February 20, 2006 | Myrna Anderson



Traditionally Rangeela, an international variety show at Calvin College, celebrates the songs, dances, costumes and dramas of the many cultures that make Calvin home.

Traditionally Rangeela, an international variety show at Calvin College, celebrates the songs, dances, costumes and dramas of the many cultures that make Calvin home.

This year, Rangeela, to be held at 8 pm on Friday, Feb. 24 and Saturday, Feb. 25, will celebrate the ways the many cultures come together with a show aptly named “Fusion.” Tickets for the performance are $5 and available at the Calvin Box Office. Tickets for the Rangeela dress rehearsal, to be held at 8 pm on Thursday, February 23, cost $2.

Says senior Elikplimi (Eli) Agbenorku, the show's co-director: "We’re trying as much as possible to fuse different cultures. The theme came out of the international students, who are very much a community here, wanting to show how much they’re learning from each other and how much they’re interacting here."

So, while typical Rangeela programs in the past ran through a slate of time-honored dances from Korea, Japan, China, Indonesia (with a few skits thrown in) the acts in this year’s show combine the artistic expressions of several countries.

One example is a dance piece, supported by drumming from Calvin's drum group Sankofa, which combines Native American and West African moves.

Another is a Latin number that pulls together influences like salsa, meringue and reggaetone (Latin rap) from several South American countries.

And Dutch and French travelers connect in a skit about Europe!

“What those two cultures have in common is that they both love cheese," Agbenorku says cryptically.

Others among the 14 acts in the show demonstrate another type of fusion, that of traditional cultures with contemporary and Western influences.

One dance shows how popular music has affected the Nigerian and west African cultures decade by decade from the 1960s until now.

“It’s pretty traditional," Agbenorku says, "but it’s something that was created in the 20th century.

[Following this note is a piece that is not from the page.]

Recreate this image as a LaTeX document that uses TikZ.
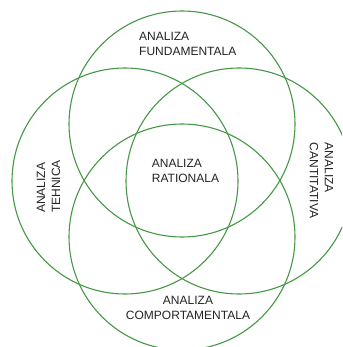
\documentclass[tikz,border=0pt]{standalone}
\usepackage{fontspec}
\setmainfont{Liberation Sans}
\definecolor{vennGreen}{RGB}{70,152,70}
\definecolor{labelGray}{RGB}{35,35,35}
\begin{document}
\begin{tikzpicture}[x=1pt,y=-1pt,
  ring/.style={draw=vennGreen,line width=1.1pt},
  lbl/.style={font=\fontsize{12}{15}\selectfont,text=labelGray,inner sep=0pt}]
\useasboundingbox (0,0) rectangle (342,347);
\clip (0,0) rectangle (342,347);
% the four circles
\draw[ring] (182,124) circle (113); % fundamentala
\draw[ring] (125,181) circle (113); % tehnica
\draw[ring] (239,181) circle (113); % cantitativa
\draw[ring] (182,237) circle (113); % comportamentala
% labels
\node[lbl,align=left,anchor=north west] (fund) at (139,31.7) {ANALIZA\\FUNDAMENTALA};
\node[lbl,align=left,anchor=north west] (rat) at (151.7,159.5) {ANALIZA\\RATIONALA};
\node[lbl,align=center,anchor=north] (comp) at (188,296) {ANALIZA\\COMPORTAMENTALA};
% rotated side labels
\node[lbl,align=left,anchor=north west,rotate=90] (tehn) at (36.7,213) {ANALIZA\\TEHNICA};
\node[lbl,align=left,anchor=north west,rotate=-90] (cant) at (333.3,142.7) {ANALIZA\\CANTITATIVA};
\end{tikzpicture}
\end{document}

It starts out with a lot more traditional influence and ends with a lot more Western influence."

And the Japanese So-ran Bushi, based on a fisherman’s chant, has also been modernized.

“It’s more like a yell,” explains junior Yeong Lim, Agbenorku’s co-director and the person responsible for the administrative end of Rangeela. "They made that into a dance. It has a traditional style-with an electric guitar. It has a lot of motion, jumping up and down, flips and cartwheels."

Rangeela does retain a few traditional elements, according to the directors.

Representing China, one artist will play a Zheng, a stringed instrument about eight-feet long and said to have been invented during the Ching Dynasty. Likewise, the Philippine and Indonesian dances are established forms.

But the directors are sold on this year’s theme. They are intent to show that in the age of globalization, culture is not a static thing.

“The world is moving closer and closer together," Agbenorku says. “Culture is evolving. People see what’s out there and decide if they want it or not. People are coming together more and more and they're learning from each other more and more."

The co-directors are well-suited to run a show with a fusion theme.

Agbenorku, though Ghanian, was born in the Ukraine and grew up all over Europe, mainly Poland. An economics and math major at Calvin, he speaks Polish, French, Russian and three Ghanian dialects in addition to English.

Lim, though Korean, was born in Japan and lived there and in Korea before his family moved to the U.S. He majors in communications oral rhetoric and Japanese.

Ultimately, however, Fusion will be an expression of Calvin's international student community, the pair says.

"Especially at Calvin, international students as a community learn a lot about each other, about each other’s food, languages, relationships, religion, cultural practices," says Agbenorku. "So we want people to see that. We’re not merely here to get an education from an American school. We’re also getting a liberal arts education from each other in a lot of respects."